Edgar Sr.'s philanthropic life offered a kind of counternarrative to the business dissolution. As president of the World Jewish Congress for over twenty-five years, he advocated for the freedom of Soviet Jews, met privately with Mikhail Gorbachev, exposed the Nazi past of Austrian President Kurt Waldheim, and helped undo the 1972 UN resolution equating Zionism with racism. He persuaded Pope Benedict XVI to adopt the term "acceptance" rather than "tolerance" of Jews. He founded the Bronfman Fellowship in 1987, investing in young Jewish leaders with the same depth-over-breadth philosophy his father had applied to whisky — quality over volume, selectivity over scale. "Of my many philanthropic endeavors," Edgar Sr. wrote in a 2007 letter, "no group gives me more hope for our people than the 'Bronfmanim.'"
His father's foundation — the Samuel and Saidye Bronfman Family Foundation — endured. His father's name adorned buildings at Concordia University, McGill, and institutions across Canada and Israel. The Canadian Jewish Congress headquarters, a distinctive triangular structure designed by Fred Lebensold on the corner of Côte-des-Neiges and Docteur-Penfield in Montreal, was named the Samuel Bronfman Building.
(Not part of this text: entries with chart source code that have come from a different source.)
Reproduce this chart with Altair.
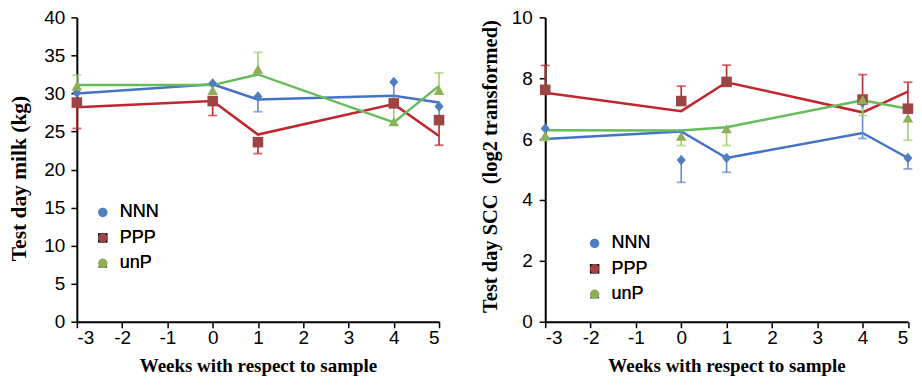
import altair as alt
import pandas as pd

weeks = [-3, 0, 1, 4, 5]
groups = ["NNN", "PPP", "unP"]

# Test day milk (kg): marker values, fitted line values, error-bar end values
milk_pts = {
    "NNN": [30.1, 31.3, 29.6, 31.5, 28.3],
    "PPP": [28.8, 29.0, 23.6, 28.7, 26.5],
    "unP": [31.0, 30.4, 33.2, 26.3, 30.4],
}
milk_line = {
    "NNN": [30.0, 31.2, 29.2, 29.7, 28.8],
    "PPP": [28.2, 29.0, 24.6, 28.6, 24.4],
    "unP": [31.1, 31.1, 32.5, 26.2, 31.0],
}
milk_err = {
    "NNN": [None, None, 27.6, 29.0, 27.0],
    "PPP": [25.4, 27.1, 22.1, None, 23.2],
    "unP": [32.4, 31.3, 35.4, 28.4, 32.7],
}

# Test day SCC (log2 transformed)
scc_pts = {
    "NNN": [6.35, 5.31, 5.38, 7.2, 5.38],
    "PPP": [7.62, 7.25, 7.88, 7.30, 7.0],
    "unP": [6.12, 6.1, 6.34, 7.3, 6.7],
}
scc_line = {
    "NNN": [6.0, 6.25, 5.38, 6.2, 5.38],
    "PPP": [7.52, 6.92, 7.87, 6.88, 7.56],
    "unP": [6.29, 6.28, 6.39, 7.28, 7.0],
}
scc_err = {
    "NNN": [None, 4.58, 4.91, 6.02, 5.02],
    "PPP": [8.42, 7.74, 8.43, 8.12, 7.87],
    "unP": [5.95, 5.79, 5.79, 6.78, 5.96],
}

x_ticks = list(range(-3, 6))
marker_colors = ["#4F7EC0", "#9E4444", "#8DAF55"]
line_colors = ["#4472C4", "#C0262D", "#66BB5A"]
err_colors = ["#5F8BD2", "#C0262D", "#A0D06A"]
shapes = ["M0,-1L0.85,0L0,1L-0.85,0Z", "square", "triangle-up"]


def make_df(pts, line, err):
    rows = []
    for g in groups:
        for i, w in enumerate(weeks):
            rows.append({"week": w, "group": g, "value": pts[g][i],
                         "line": line[g][i], "err": err[g][i]})
    return pd.DataFrame(rows)


def panel(pts, line, err, ymax, ystep, ytitle, width, ytp, ylp, ytfs, yty, lx, ly):
    df = make_df(pts, line, err)
    base = alt.Chart(df)
    x = alt.X("week:Q", scale=alt.Scale(domain=[-3, 5], nice=False, zero=False),
              axis=alt.Axis(values=x_ticks, title="Weeks with respect to sample",
                            labelExpr="datum.value < 0 ? '-' + abs(datum.value) : '' + datum.value",
                            titlePadding=9, labelPadding=1, titleFontSize=19))
    ysc = alt.Scale(domain=[0, ymax], nice=False)
    yax = alt.Axis(values=list(range(0, ymax + 1, ystep)), title=ytitle,
                   titlePadding=ytp, labelPadding=ylp, titleFontSize=ytfs, titleY=yty)
    lines = base.mark_line(strokeWidth=2.5).encode(
        x=x,
        y=alt.Y("line:Q", scale=ysc, axis=yax),
        color=alt.Color("group:N", scale=alt.Scale(domain=groups, range=line_colors), legend=None),
    )
    valid = base.transform_filter("isValid(datum.err)")
    rules = valid.mark_rule(strokeWidth=1.6).encode(
        x=x,
        y=alt.Y("value:Q", scale=ysc, axis=yax),
        y2="err:Q",
        color=alt.Color("group:N", scale=alt.Scale(domain=groups, range=err_colors), legend=None),
    )
    caps = valid.mark_tick(orient="horizontal", size=9, thickness=1.8).encode(
        x=x,
        y=alt.Y("err:Q", scale=ysc, axis=yax),
        color=alt.Color("group:N", scale=alt.Scale(domain=groups, range=err_colors), legend=None),
    )
    leg = alt.Legend(title=None, orient="none", legendX=lx, legendY=ly,
                     labelFont="Liberation Sans", labelFontSize=18, labelColor="black",
                     symbolSize=90, rowPadding=7.5, padding=0, labelOffset=8)
    points = base.mark_point(filled=True, opacity=1, size=112).encode(
        x=x,
        y=alt.Y("value:Q", scale=ysc, axis=yax),
        color=alt.Color("group:N", scale=alt.Scale(domain=groups, range=marker_colors), legend=leg),
        shape=alt.Shape("group:N", scale=alt.Scale(domain=groups, range=shapes), legend=leg),
    )
    return alt.layer(lines, rules, caps, points).resolve_scale(
        color="independent"
    ).properties(width=width, height=305)


left = panel(milk_pts, milk_line, milk_err, 40, 5, "Test day milk (kg)", 363,
             13.4, 6, 21.5, 161, 17, 186.5)
right = panel(scc_pts, scc_line, scc_err, 10, 2, "Test day SCC\u00a0 (log2 transformed)",
              363.5, 10.6, 7, 20.5, 149, 40.5, 217.5)

chart = alt.hconcat(left, right, spacing=35.4).resolve_scale(
    color="independent", shape="independent"
).resolve_legend(color="independent", shape="independent").properties(
    padding={"left": 0, "top": 0, "right": 0, "bottom": 0}
).configure_view(stroke=None).configure_axis(
    grid=False, domainColor="black", domainWidth=2, tickColor="black", tickWidth=1.5,
    tickSize=6, labelFont="Liberation Sans", labelFontSize=19, labelColor="black",
    titleFont="Liberation Serif", titleFontWeight="bold", titleColor="black",
)

chart.save("out.html", embed_options={"renderer": "svg", "actions": False})
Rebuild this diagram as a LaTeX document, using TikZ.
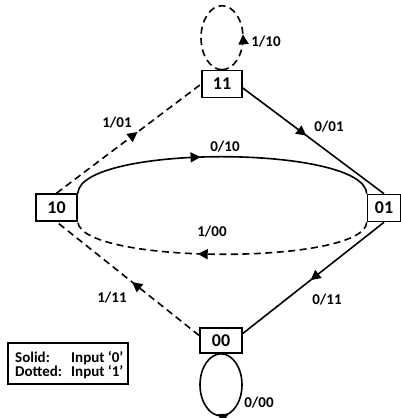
\documentclass[tikz,border=0pt]{standalone}
\usepackage{fontspec}
\setmainfont{Carlito}
\usetikzlibrary{arrows.meta,decorations.markings}
\tikzset{
  state/.style={draw, line width=1.6pt, rectangle, inner sep=0pt, minimum width=40pt, minimum height=27pt, font=\fontsize{18}{20}\selectfont\bfseries},
  lbl/.style={font=\fontsize{15}{17}\selectfont\bfseries, inner sep=0pt},
  edge/.style={line width=1.6pt},
  dsh/.style={edge, dash pattern=on 7pt off 4.5pt},
  midarrow/.style={decoration={markings, mark=at position #1 with {\arrow{Triangle[length=10pt,width=10pt]}}}, postaction=decorate}
}
\begin{document}
\begin{tikzpicture}[x=1pt,y=1pt]
\useasboundingbox (0,0) rectangle (401,418);
\node[state] (n11) at (222,334) {11};
\node[state, minimum width=41pt] (n10) at (56.5,210.5) {10};
\node[state, minimum width=33pt] (n01) at (384,210) {01};
\node[state, minimum width=42pt, minimum height=25pt] (n00) at (221,77.5) {00};
% edges
\draw[dsh, midarrow=0.56] (n10.north) -- (n11.west);
\draw[edge, midarrow=0.45] ([yshift=-4pt]n11.east) -- (n01.north);
\draw[edge, midarrow=0.52] (n01.south) -- ([yshift=7pt]n00.east);
\draw[dsh, midarrow=0.47] ([yshift=5pt]n00.west) -- (n10.south);
\draw[edge, midarrow=0.43] (n10.north east) .. controls +(3,49) and +(-2,49) .. (n01.north west);
\draw[dsh, midarrow=0.58] (n01.south west) .. controls +(-2,-43) and +(3,-43) .. (n10.south east);
% self loops
\draw[dsh, midarrow=0.27] (n11.north) arc[start angle=-90, end angle=270, x radius=21pt, y radius=32pt];
\draw[edge, midarrow=0.55] (n00.south) arc[start angle=90, end angle=450, x radius=21pt, y radius=31pt];
% labels
\node[lbl] (l1) at (266,376) {1/10};
\node[lbl] (l2) at (117,295) {1/01};
\node[lbl] (l3) at (225,271) {0/10};
\node[lbl] (l4) at (329,291) {0/01};
\node[lbl] (l5) at (212,186) {1/00};
\node[lbl] (l6) at (327,118) {0/11};
\node[lbl] (l7) at (112,120) {1/11};
\node[lbl] (l8) at (259,15) {0/00};
% legend
\node[draw, line width=1.4pt, minimum width=120pt, minimum height=41pt, inner sep=0pt] (leg) at (68,54.5) {};
\node[lbl, anchor=base west] (s1) at (15,56) {Solid:};
\node[lbl, anchor=base west] (s2) at (71,56) {Input ‘0’};
\node[lbl, anchor=base west] (d1) at (15,41) {Dotted:};
\node[lbl, anchor=base west] (d2) at (71,41) {Input ‘1’};
\end{tikzpicture}
\end{document}
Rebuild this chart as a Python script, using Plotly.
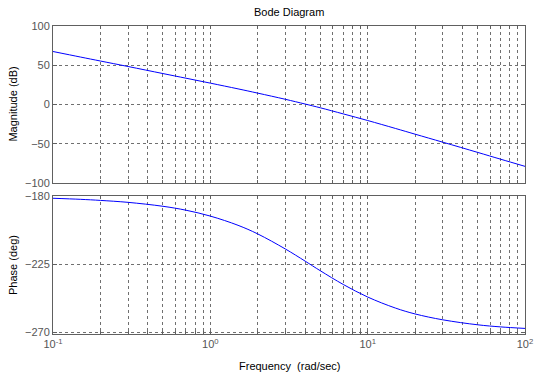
import plotly.graph_objects as go
from plotly.subplots import make_subplots

# Frequency points (rad/sec)
freq = [0.1, 0.15, 0.2, 0.3, 0.5, 0.7, 1, 1.5, 2, 3, 4, 5, 7, 10, 15, 20, 30, 50, 70, 100]
# Magnitude (dB)
mag_db = [67.5, 60.4, 55.4, 48.4, 39.4, 33.5, 27.2, 19.9, 14.5, 6.6, 0.6, -4.2, -12.0, -20.4,
          -30.5, -37.8, -48.0, -61.0, -69.7, -78.8]
# Phase (deg)
phase_deg = [-181.3, -182.0, -182.7, -184.0, -186.6, -189.2, -193.1, -199.2, -204.9, -214.9,
             -222.9, -229.3, -238.4, -246.7, -254.0, -257.9, -261.8, -265.1, -266.5, -267.5]

x_decades = [0.1, 1, 10, 100]
x_decade_labels = ["10<sup>-1</sup>", "10<sup>0</sup>", "10<sup>1</sup>", "10<sup>2</sup>"]
mag_ticks = [-100, -50, 0, 50, 100]
phase_ticks = [-270, -225, -180]

# build tick values (decades + minor grid positions)
tickvals = []
ticktext = []
for d in [0.1, 1, 10]:
    for m in range(1, 10):
        tickvals.append(round(d * m, 6))
        ticktext.append(x_decade_labels[x_decades.index(d)] if m == 1 else "")
tickvals.append(100)
ticktext.append(x_decade_labels[-1])

fig = make_subplots(rows=2, cols=1, shared_xaxes=False)
fig.add_trace(go.Scatter(x=freq, y=mag_db, mode="lines", line=dict(color="#0000ff", width=1),
                         line_shape="spline", showlegend=False), row=1, col=1)
fig.add_trace(go.Scatter(x=freq, y=phase_deg, mode="lines", line=dict(color="#0000ff", width=1),
                         line_shape="spline", showlegend=False), row=2, col=1)

font = dict(family="Liberation Sans, Arial, sans-serif", size=11, color="#000000")
tickfont = dict(family="Liberation Sans, Arial, sans-serif", size=11, color="#555555")
axcolor = "#606060"
gridcolor = "#707070"
dash = "3px,3px"

common_x = dict(type="log", range=[-1, 2], tickvals=tickvals, ticktext=ticktext,
                showgrid=True, gridcolor=gridcolor, griddash=dash, gridwidth=1,
                showline=True, linecolor=axcolor, linewidth=1, mirror="allticks",
                ticks="inside", ticklen=3, tickcolor=axcolor, zeroline=False,
                tickfont=tickfont, automargin=False)

common_y = dict(showgrid=True, gridcolor=gridcolor, griddash=dash, gridwidth=1,
                showline=True, linecolor=axcolor, linewidth=1, mirror="allticks",
                ticks="inside", ticklen=4, tickcolor=axcolor, zeroline=False,
                tickfont=tickfont, automargin=False)

fig.update_layout(
    width=540, height=373,
    margin=dict(l=53, r=15, t=26, b=39, autoexpand=False),
    paper_bgcolor="#ffffff", plot_bgcolor="#ffffff",
    font=font,
    xaxis=dict(common_x, showticklabels=False, anchor="y"),
    xaxis2=dict(common_x, anchor="y2", matches="x"),
    yaxis=dict(common_y, domain=[0.4903, 1.0], range=[-100, 100], tickvals=mag_ticks),
    yaxis2=dict(common_y, domain=[0.0, 0.448], range=[-271.2, -179.8], tickvals=phase_ticks),
    annotations=[
        dict(text="Bode Diagram", x=0.5, y=1, xref="paper", yref="paper",
             xanchor="center", yanchor="bottom", yshift=6, showarrow=False, font=font),
        dict(text="Frequency  (rad/sec)", x=0.5, y=0, xref="paper", yref="paper",
             xanchor="center", yanchor="top", yshift=-24, showarrow=False, font=font),
        dict(text="Magnitude (dB)", x=0, y=0.745, xref="paper", yref="paper",
             xanchor="center", yanchor="middle", xshift=-40, textangle=-90,
             showarrow=False, font=font),
        dict(text="Phase (deg)", x=0, y=0.224, xref="paper", yref="paper",
             xanchor="center", yanchor="middle", xshift=-40, textangle=-90,
             showarrow=False, font=font),
    ],
)

fig.write_html("out.html", config={"displayModeBar": False},
               post_script="document.body.style.margin='0';document.body.style.overflow='hidden';")
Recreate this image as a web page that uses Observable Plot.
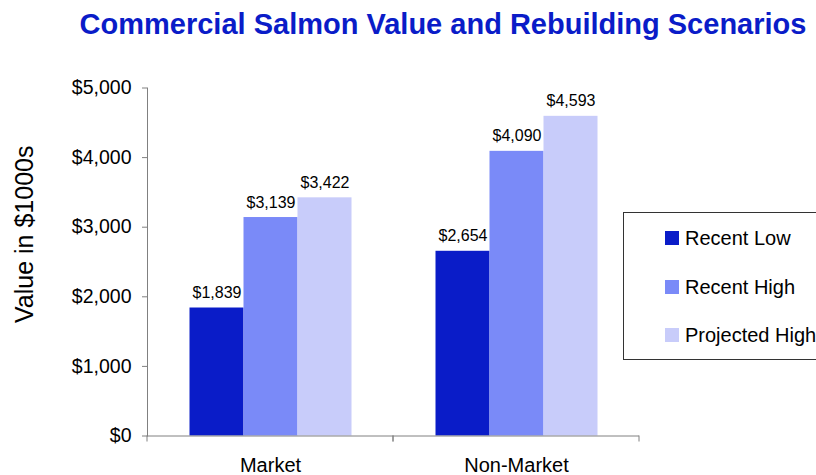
<!DOCTYPE html>
<html><head><meta charset="utf-8">
<script src="https://cdn.jsdelivr.net/npm/d3@7"></script>
<script src="https://cdn.jsdelivr.net/npm/@observablehq/plot@0.6"></script>
<style>
html,body{margin:0;padding:0;background:#fff;}
body{width:816px;height:475px;overflow:hidden;position:relative;font-family:"Liberation Sans",Arial,sans-serif;}
#title{box-sizing:border-box;width:816px;height:45px;padding:9.5px 0 0 70px;text-align:center;font-weight:bold;font-size:29px;line-height:29px;color:#0a1cc8;white-space:nowrap;}
#chart svg{display:block;}
#legend{position:absolute;left:623px;top:212px;width:230px;height:146px;border:1px solid #333;background:#fff;}
.row{position:absolute;left:0;height:14px;width:100%;}
.sw{position:absolute;left:41px;top:0;width:14px;height:14px;}
.lb{position:absolute;left:61px;top:0;font-size:20px;line-height:14px;white-space:nowrap;color:#000;}
</style></head>
<body>
<div id="title"></div>
<div id="chart"></div>
<div id="legend"></div>
<script>
const title = "Commercial Salmon Value and Rebuilding Scenarios";
const categories = ["Market", "Non-Market"];
const series = ["Recent Low", "Recent High", "Projected High"];
const recentLow = [1839, 2654];
const recentHigh = [3139, 4090];
const projectedHigh = [3422, 4593];
const seriesColors = ["#0a1cc8", "#7a8af8", "#c8ccfa"];
const yTicks = [0, 1000, 2000, 3000, 4000, 5000];
const yLabel = "Value in $1000s";

const AXIS = "#808080";
const money = v => "$" + d3.format(",")(v);
const seriesValues = [recentLow, recentHigh, projectedHigh];
const data = categories.flatMap((c, i) => series.map((s, j) => ({category: c, series: s, value: seriesValues[j][i]})));

document.getElementById("title").textContent = title;

// boundary ticks under the category axis (Excel-style), drawn per facet from the facet frame
const boundaryTicks = (index, scales, values, dimensions) => {
  const {marginLeft, marginRight, width} = dimensions;
  const y0 = scales.y(0);
  const g = d3.create("svg:g").attr("stroke", AXIS).attr("stroke-width", 1);
  for (const x of [marginLeft, width - marginRight]) {
    g.append("line").attr("x1", x).attr("x2", x).attr("y1", y0).attr("y2", y0 + 6);
  }
  return g.node();
};

const chart = Plot.plot({
  width: 816,
  height: 430,
  marginLeft: 146.5,
  marginRight: 177,
  marginTop: 42.5,
  marginBottom: 39.5,
  style: {fontFamily: "'Liberation Sans', Arial, sans-serif", color: "#000", background: "#fff"},
  fx: {domain: categories, padding: 0, label: null},
  x: {domain: series, paddingInner: 0, paddingOuter: 0.76, axis: null},
  y: {domain: [0, 5000], label: null},
  color: {domain: series, range: seriesColors},
  marks: [
    Plot.barY(data, {fx: "category", x: "series", y: "value", fill: "series"}),
    Plot.text(data, {fx: "category", x: "series", y: "value", text: d => money(d.value), lineAnchor: "bottom", dy: -10, fontSize: 16, fill: "#000"}),
    Plot.ruleY([0], {stroke: AXIS}),
    Plot.frame({anchor: "left", facetAnchor: "left", stroke: AXIS}),
    boundaryTicks,
    Plot.axisY({ticks: yTicks, tickFormat: money, tickSize: 5, tickPadding: 11, fontSize: 19.5, stroke: AXIS, label: null}),
    Plot.axisFx({anchor: "bottom", tickSize: 0, tickPadding: 22, fontSize: 20, label: null}),
    Plot.text([yLabel], {facetAnchor: "left", frameAnchor: "left", rotate: -90, dx: -123, dy: 61, fontSize: 25, text: d => d, fill: "#000"})
  ]
});
document.getElementById("chart").appendChild(chart);

const legend = document.getElementById("legend");
series.forEach((s, i) => {
  const row = document.createElement("div");
  row.className = "row";
  row.style.top = (18 + i * 48.5) + "px";
  const sw = document.createElement("span");
  sw.className = "sw";
  sw.style.background = seriesColors[i];
  const lb = document.createElement("span");
  lb.className = "lb";
  lb.textContent = s;
  row.appendChild(sw);
  row.appendChild(lb);
  legend.appendChild(row);
});
</script>
</body></html>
The legacy survived. The empire did not.
The Best Whisky Has Yet to Be Made
The last scene worth holding is this: Sam Bronfman in his blending room, sometime in the 1960s, nose deep in a glass, working through samples. He is in his seventies. He has built the largest distilled spirits company on earth. He owns thirty-eight distilleries in thirteen countries. His whisky is sold in more than 150 nations. He has a building by Mies van der Rohe and a fortune that defies easy counting and four children and a twenty-room mansion and the Order of Canada. He does not have a Senate seat. He does not have the social acceptance he craves. He does not have the thing that would make the boy from Brandon feel, finally, that he belongs.
But he has the whisky. And the whisky is still not good enough.
"The best whisky has yet to be made," he would tell his people, and he meant it — not as a slogan but as a statement of faith. The product could always be improved. The blend could always be refined. The grain could be better selected, the barrel more carefully charred, the aging extended another season. Perfection was asymptotic: approachable but never achieved, which meant that the work was never done, which meant that the man who lived for the work would always have a reason to show up the next morning.
He died on July 10, 1971, in Montreal. The Seagram plant in Waterloo, the original distillery he had acquired in 1928, would close in 1992. The company he built would be sold to a French utility in 2000. His granddaughters Sara and Clare would lose $150 million to a cult leader named Keith Raniere. His grandson Sam II would be kidnapped for $4.6 million in ransom in 1975 — the highest ever demanded in the United States at that time — and recovered by the FBI from a Brooklyn apartment after eight terrifying days.
But in the blending room, in the late afternoon light, the old man is sampling. He holds the glass to the light. He inhales. He sips. He frowns. He adjusts. He begins again.